Dilma Rousseff lors d’une conférence de presse aux médias mondiaux depuis la résidence présidentielle, à Brasilia, le 13 mai 2016 | VANDERLEI ALMEIDA/AFP
En fin de compte, au Brésil comme au Venezuela ou en Argentine –pour ne pas parler de Cuba–, l’un des problèmes structurants de l’Amérique latine reste l’alternance. En choisissant sans primaires son successeur et en adoubant seul Dilma Rousseff, Lula a pris un risque qu’il paye aujourd’hui au prix fort. Il n’a pas fait preuve d’un grand sens du pluralisme ni n’a su faire confiance en la démocratie de son pays. Au pouvoir depuis trop longtemps, son parti n’a pas davantage su se renouveler. Enfin, la corruption s’est généralisée au sein du Parti des travailleurs et a gangréné l’ensemble du système politique, en dépit de l’image de rigueur et d’éthique qui semblait, au départ, caractériser Dilma Rousseff, une ancienne combattante de guérilla d’extrême gauche qui fut emprisonnée et torturée pour ses convictions. C’est pourquoi la chute de sa protégée entachera durablement la réputation de la figure tutélaire du Brésil moderne. Enfin, Lula risque même d’être condamné pour corruption…

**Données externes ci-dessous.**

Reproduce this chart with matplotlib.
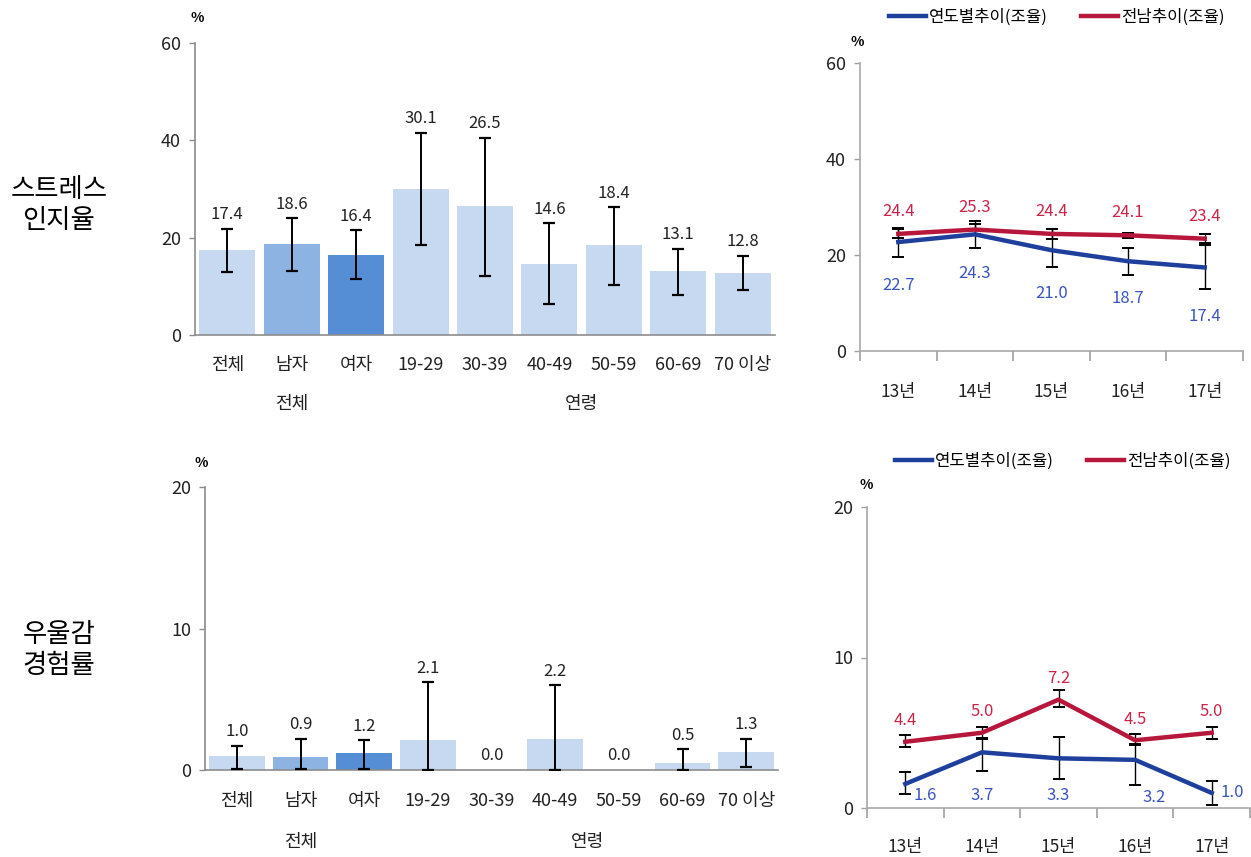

Architecte dans une ville entichée d’architecture, Thalyson Primo regarde la dégradation de la vie politique brésilienne avec autant de consternation que d’ironie. Pour lui, on assiste à une «telenovela», à un «immense cirque», comme «si on était au théâtre», me dit-il, avant de se reprendre compte tenu de la gravité de la situation: «En fait, c’est comme si les fondations de la démocratie que nous avons bâtis venaient de s’effondrer.» Il répète: «Nous venons d’assister à l’effondrement de la démocratie brésilienne.» Et le jeune architecte de conclure: «On va devoir tout reconstruire, pierre après pierre.»